To accompany the photographs in the article, Chuck had me write a little blurb to inform the readers of HDR photography. It read:
“Throughout this feature, photographer Brad Truxell used High Dynamic Range (HDR) photography, the process of combining multiple exposures of the same scene to achieve a greater range of light within an image. HDR photography typically uses varying exposures of highlights, midtones and shadows that are taken at different shutter speeds to allow more or less light into the image. These exposures are then combined using HDR software to create a visually dynamic range of light and shadow.”
About a month went by and I hadn’t heard anything.
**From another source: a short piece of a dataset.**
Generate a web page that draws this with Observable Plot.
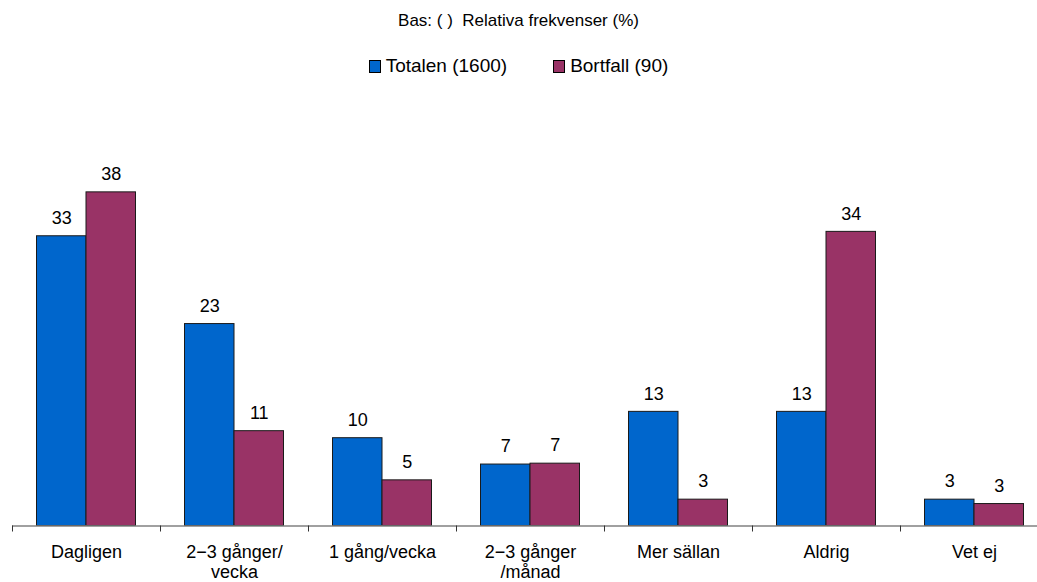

I anxiously awaited the date where I would see my photos inside a magazine. Finally, after weeks of anticipation, I received a call from the art director explaining via voice mail that the magazine has printed and it looks gorgeous. He once again thanked me for my hard work and said he did not expect such beautiful photographs. The last thing that he told me was, “oh by the way, one of your shots made the cover.” Hearing that was one of the most exciting experiences of my life and I could not wait to drive down there and pick my copies up.
When I saw the magazine for the first time, I was speechless at how good it looked. The cover looked fantastic and I could not have been happier with the turnout. A total of thirteen photographs that I shot made the magazine, including the cover… More than I ever expected to have published.
Almost a year later, I received an email from the art director if I would like to accompany him to the 47th Annual Golden Quill Awards. He informed me that the article in which I shot the photographs for had been nominated for an award. I thought to myself, “neat, I was a part in this article, I’ll go.” The fact that I was the one up for the award in Feature Photography was not communicated to me. I arrived at the award ceremony in a ballroom of a Pittsburgh Hotel, I sat down at the assigned table and began flipping through the program guide. To my surprise, I saw my name as a finalist in the category of Feature Photography. I was astounded and could not believe that I have been shooting for a mere two years and became a finalist for photography. When it was time for the category to be announced, I was nervously waiting the announcement with my head down. Then I looked up and saw one of my photographs. The presenter said over the microphone, “This photograph displays extraordinary composition and perfect lighting…Brad Truxell and Chuck Beard, Pittsburgh Magazine’s A Tale of Three Rivers.” I beat two other professional photographers that shoot regularly for the Pittsburgh Post-Gazette. That night was a phenomenal experience and I will never forget the opportunity that Chuck Beard and Pittsburgh Magazine has given to me.